Дина говорила по-французски, она и рассказала Ксении про слепого, про невидимую караванную тропу и про то, что они спешат миновать Эрг, потому что вот-вот начнется сезон песчаных бурь, до которого нужно оказаться в оазисе, иначе будет плохо, совсем плохо. Ксения ей поверила – и потому, что готова была поверить в любую опасность, исходящую от пустыни, и потому, что, когда подул ветер и, играя светом и тенью, пески пришли в движение, она увидела глубокий, глубинный страх в Дининых глазах. Страх этот был ей понятен: папа говорил, песчаная буря заносит караван почти мгновенно, потому что песок поднимается вверх на полтора километра, несется со страшной скоростью и долетает даже до Европы. Их маленькая экспедиция тоже ведь торопилась выбраться из Большого Западного Эрга – папа переводил это слово с арабского как «море дюн» – до конца весны. И если бы не углубилась в пустыню из-за наскальных рисунков, которые искала не только вдоль линии оазисов, но и непосредственно в Эрге, то папа не умер бы посреди пустыни. Может, вообще не умер бы. В оазисе, в поселении, во французском гарнизоне, нашелся бы врач.
И врач спас бы его. Дал бы какое-нибудь лекарство, поддержал бы сердце.
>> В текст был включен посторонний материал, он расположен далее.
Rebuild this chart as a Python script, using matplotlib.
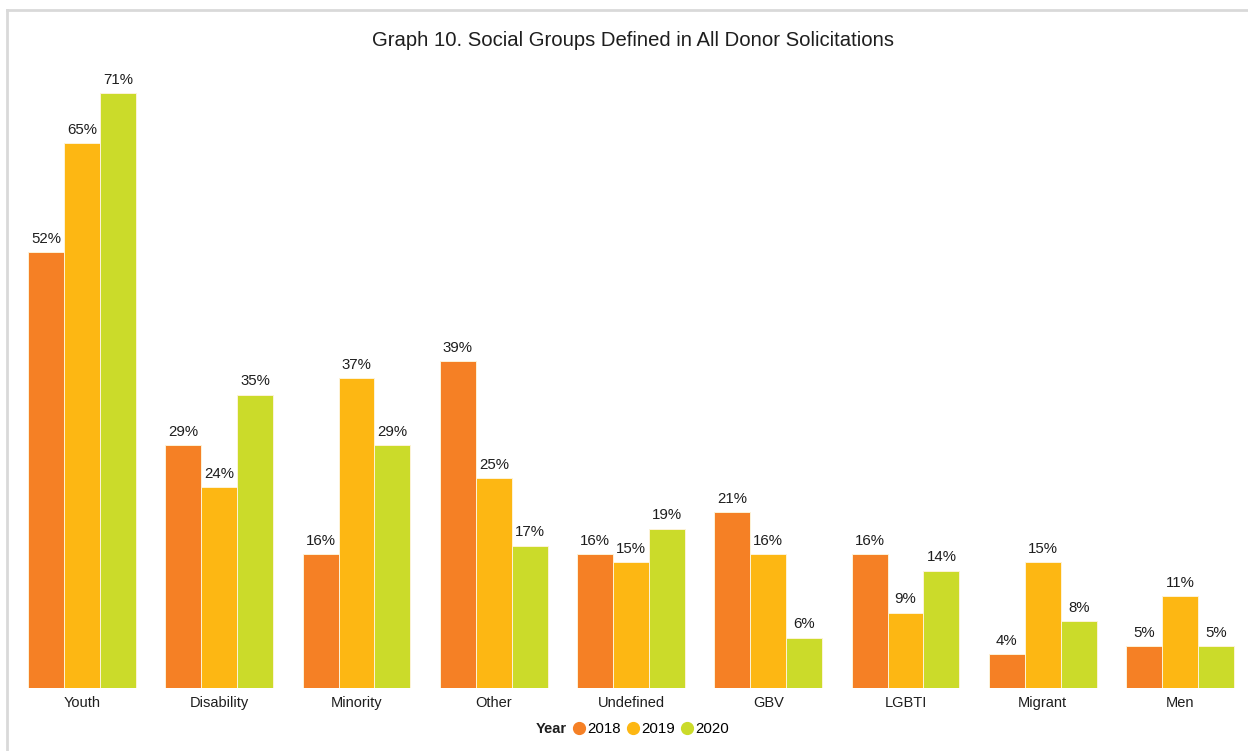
import numpy as np
import matplotlib.pyplot as plt
from matplotlib.lines import Line2D

plt.rcParams['font.family'] = ['Liberation Sans', 'DejaVu Sans']

groups = ["Youth", "Disability", "Minority", "Other", "Undefined", "GBV", "LGBTI", "Migrant", "Men"]
years = ["2018", "2019", "2020"]
vals_2018 = [52, 29, 16, 39, 16, 21, 16, 4, 5]
vals_2019 = [65, 24, 37, 25, 15, 16, 9, 15, 11]
vals_2020 = [71, 35, 29, 17, 19, 6, 14, 8, 5]

colors = ["#F58025", "#FDB713", "#CBDB2A"]

fig = plt.figure(figsize=(12.48, 7.51), dpi=100)
ax = fig.add_axes([13.4 / 1248, 1 - 688 / 751, 1235.2 / 1248, 628 / 751])

x = np.arange(len(groups))
w = 0.262
for i, (series, c) in enumerate(zip([vals_2018, vals_2019, vals_2020], colors)):
    bars = ax.bar(x + (i - 1) * w, series, width=w, color=c, edgecolor="#fdf3d8", linewidth=0.7)
    for b, v in zip(bars, series):
        ax.text(b.get_x() + b.get_width() / 2, v + 0.75, f"{v}%", ha="center", va="bottom",
                fontsize=10.8, color="#1e1e1e")

ax.set_xlim(-0.5, len(groups) - 0.5)
ax.set_ylim(0, 74.94)
ax.set_xticks(x)
ax.set_xticklabels(groups, fontsize=10.5, color="#1e1e1e")
ax.tick_params(axis="x", length=0, pad=6)
ax.set_yticks([])
for s in ax.spines.values():
    s.set_visible(False)

fig.text(0.5075, 1 - 40 / 751, "Graph 10. Social Groups Defined in All Donor Solicitations",
         ha="center", va="center", fontsize=14.6, color="#1e1e1e")

# legend row at the bottom
ly = 1 - 729 / 751
fig.text(536 / 1248, ly, "Year", ha="left", va="center", fontsize=10.5, fontweight="bold", color="#1e1e1e")
handles = [Line2D([], [], marker="o", linestyle="", markersize=8.5, color=c) for c in colors]
fig.legend(handles, years, loc="center left", bbox_to_anchor=(574 / 1248, ly), ncol=3, frameon=False,
           fontsize=10.8, handlelength=0.7, handletextpad=0.2, columnspacing=0.45, borderpad=0,
           borderaxespad=0)

# light frame along top and left
fig.add_artist(Line2D([7 / 1248, 1], [1 - 10 / 751, 1 - 10 / 751], color="#d9d9d9", lw=2))
fig.add_artist(Line2D([7 / 1248, 7 / 1248], [0, 1 - 10 / 751], color="#d9d9d9", lw=2))

fig.savefig("out.png", dpi=100)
А потом они добрались бы до Аль-Джазаира, до столицы, а оттуда, быть может, смогли бы уехать из Алжира в Париж, и папу вылечили бы совсем, навсегда.
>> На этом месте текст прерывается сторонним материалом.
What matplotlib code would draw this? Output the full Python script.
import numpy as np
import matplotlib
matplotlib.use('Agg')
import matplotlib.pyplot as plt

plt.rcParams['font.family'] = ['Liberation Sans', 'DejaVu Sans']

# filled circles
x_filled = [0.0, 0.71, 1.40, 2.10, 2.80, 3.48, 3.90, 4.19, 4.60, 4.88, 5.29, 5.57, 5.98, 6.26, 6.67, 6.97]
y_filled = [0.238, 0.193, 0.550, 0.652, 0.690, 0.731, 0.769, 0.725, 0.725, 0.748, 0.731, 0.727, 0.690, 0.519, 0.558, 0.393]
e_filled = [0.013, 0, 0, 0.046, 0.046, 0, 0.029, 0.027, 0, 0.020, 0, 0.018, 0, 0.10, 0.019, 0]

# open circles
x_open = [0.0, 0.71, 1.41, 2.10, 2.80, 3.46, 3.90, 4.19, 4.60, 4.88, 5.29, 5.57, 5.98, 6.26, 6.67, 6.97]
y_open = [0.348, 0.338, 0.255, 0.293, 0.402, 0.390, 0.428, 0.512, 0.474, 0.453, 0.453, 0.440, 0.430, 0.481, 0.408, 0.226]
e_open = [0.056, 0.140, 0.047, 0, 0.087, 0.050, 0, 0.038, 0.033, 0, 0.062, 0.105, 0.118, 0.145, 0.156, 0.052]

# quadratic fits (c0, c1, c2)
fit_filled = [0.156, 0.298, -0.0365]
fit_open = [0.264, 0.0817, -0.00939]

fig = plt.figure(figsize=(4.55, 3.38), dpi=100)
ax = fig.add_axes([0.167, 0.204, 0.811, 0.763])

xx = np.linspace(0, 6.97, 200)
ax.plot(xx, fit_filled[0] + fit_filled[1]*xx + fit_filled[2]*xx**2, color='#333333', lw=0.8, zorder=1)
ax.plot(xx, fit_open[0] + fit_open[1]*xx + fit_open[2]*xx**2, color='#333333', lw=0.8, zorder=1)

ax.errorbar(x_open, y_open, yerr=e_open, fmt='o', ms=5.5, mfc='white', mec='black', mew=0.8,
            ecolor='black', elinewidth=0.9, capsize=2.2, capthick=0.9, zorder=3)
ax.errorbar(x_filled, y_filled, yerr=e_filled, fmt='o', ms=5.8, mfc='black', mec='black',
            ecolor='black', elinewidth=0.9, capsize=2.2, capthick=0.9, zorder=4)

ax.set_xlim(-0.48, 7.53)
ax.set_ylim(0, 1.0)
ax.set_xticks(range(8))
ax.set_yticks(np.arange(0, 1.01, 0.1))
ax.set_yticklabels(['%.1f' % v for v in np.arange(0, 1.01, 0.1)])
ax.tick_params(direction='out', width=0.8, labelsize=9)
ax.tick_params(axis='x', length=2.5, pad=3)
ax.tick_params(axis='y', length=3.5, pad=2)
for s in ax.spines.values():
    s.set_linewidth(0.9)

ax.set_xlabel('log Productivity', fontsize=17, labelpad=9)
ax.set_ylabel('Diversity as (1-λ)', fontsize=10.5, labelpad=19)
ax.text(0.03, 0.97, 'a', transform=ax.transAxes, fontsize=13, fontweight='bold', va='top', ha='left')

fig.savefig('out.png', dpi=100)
Эти мысли миражно мерцали в ее голове под мерные шаги мехари. Но стоило ей вздрогнуть, встряхнуться, как она понимала, что так быть не могло. Какие врачи, какие лекарства? Какой тем более Париж? Только к вечеру, когда останавливались на ночлег, и жара спадала, и белесый песок расцвечивался всеми цветами заката, и остывала голова, Ксения начинала сознавать, что он вообще существует на белом свете, Париж. А ночью, кутаясь в одеяло из верблюжьей шерсти, думала, что от сознания этого лишь страшнее сгинуть здесь, в кромешных песках Эрга.
И когда дошли наконец до оазиса, когда показались вдалеке, за желто-оранжевыми дюнами, высокие финиковые пальмы, а потом появилась зелень, настоящая, живая, напитанная водой зелень, ковер зелени, то Ксения подумала, что это очередной мираж. Такой же, какие плыли у нее перед глазами все время в пустыне. А когда слезла с мехари, легла на эту траву, коснулась ее щекой и поняла, что все это ей не чудится, то затряслась от рыданий, и на мгновение ей показалось даже, что теперь она спасена.
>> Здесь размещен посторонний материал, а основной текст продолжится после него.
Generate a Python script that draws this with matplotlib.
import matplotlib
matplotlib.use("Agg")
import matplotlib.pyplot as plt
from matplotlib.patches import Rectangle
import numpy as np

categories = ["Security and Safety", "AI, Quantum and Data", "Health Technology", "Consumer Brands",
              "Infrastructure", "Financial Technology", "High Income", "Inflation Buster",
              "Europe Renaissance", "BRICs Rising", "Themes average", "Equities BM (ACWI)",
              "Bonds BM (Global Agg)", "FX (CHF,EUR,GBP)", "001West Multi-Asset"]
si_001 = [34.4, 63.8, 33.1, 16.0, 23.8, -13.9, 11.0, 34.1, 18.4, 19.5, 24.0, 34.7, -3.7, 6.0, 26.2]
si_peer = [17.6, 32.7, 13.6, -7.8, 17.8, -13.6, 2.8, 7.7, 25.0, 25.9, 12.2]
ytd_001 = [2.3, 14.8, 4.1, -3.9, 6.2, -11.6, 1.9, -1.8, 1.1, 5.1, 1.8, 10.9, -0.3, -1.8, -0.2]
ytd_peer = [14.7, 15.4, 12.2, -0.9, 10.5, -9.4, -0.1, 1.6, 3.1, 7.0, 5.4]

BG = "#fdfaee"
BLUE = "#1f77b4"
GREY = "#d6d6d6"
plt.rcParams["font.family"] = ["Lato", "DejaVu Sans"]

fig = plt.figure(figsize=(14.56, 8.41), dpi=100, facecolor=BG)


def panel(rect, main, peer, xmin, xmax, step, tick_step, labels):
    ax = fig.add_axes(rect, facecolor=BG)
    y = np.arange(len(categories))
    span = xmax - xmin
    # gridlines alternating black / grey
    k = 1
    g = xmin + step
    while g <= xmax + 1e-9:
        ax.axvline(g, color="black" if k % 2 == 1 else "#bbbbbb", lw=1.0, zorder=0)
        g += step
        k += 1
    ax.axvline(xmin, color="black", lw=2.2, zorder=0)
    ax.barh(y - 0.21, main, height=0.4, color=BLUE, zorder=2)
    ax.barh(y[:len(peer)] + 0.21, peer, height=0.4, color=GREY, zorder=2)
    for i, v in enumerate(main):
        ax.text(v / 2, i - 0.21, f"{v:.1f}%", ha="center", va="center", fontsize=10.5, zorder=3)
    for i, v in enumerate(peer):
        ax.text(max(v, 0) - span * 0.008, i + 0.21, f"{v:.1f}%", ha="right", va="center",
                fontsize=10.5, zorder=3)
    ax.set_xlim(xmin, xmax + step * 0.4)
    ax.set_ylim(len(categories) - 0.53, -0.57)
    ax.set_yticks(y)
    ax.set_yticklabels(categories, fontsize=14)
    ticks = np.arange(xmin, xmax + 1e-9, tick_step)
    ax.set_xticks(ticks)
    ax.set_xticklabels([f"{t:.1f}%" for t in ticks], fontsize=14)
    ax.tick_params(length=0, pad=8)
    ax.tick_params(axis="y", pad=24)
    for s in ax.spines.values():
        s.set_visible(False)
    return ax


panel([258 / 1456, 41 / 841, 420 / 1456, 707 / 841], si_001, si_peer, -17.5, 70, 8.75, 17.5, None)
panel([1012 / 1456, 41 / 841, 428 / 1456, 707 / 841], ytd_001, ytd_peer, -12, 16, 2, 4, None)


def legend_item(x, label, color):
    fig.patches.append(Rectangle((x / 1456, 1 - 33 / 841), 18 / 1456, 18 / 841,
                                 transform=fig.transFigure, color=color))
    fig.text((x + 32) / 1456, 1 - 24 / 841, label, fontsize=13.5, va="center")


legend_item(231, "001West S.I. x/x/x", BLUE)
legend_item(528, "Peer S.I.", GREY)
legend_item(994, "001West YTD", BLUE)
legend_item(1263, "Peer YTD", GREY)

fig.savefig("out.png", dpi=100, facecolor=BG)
Но мгновение и есть мгновение. Спешились, сняли со вьючных седел груз, каждый взял по два вьюка, Ксении дали один. И вошли в узкий просвет между саманными домами, покрытыми коричневой штукатуркой. Сколько она ни спрашивала, куда они идут и как ей найти французов, Кабир не отвечал и даже не оборачивался. Дина шла вслед за нею и тоже молчала, а когда Ксения обратилась с этими вопросами к ней, то просто подтолкнула ее в спину и прикрикнула, чтобы шла куда велят.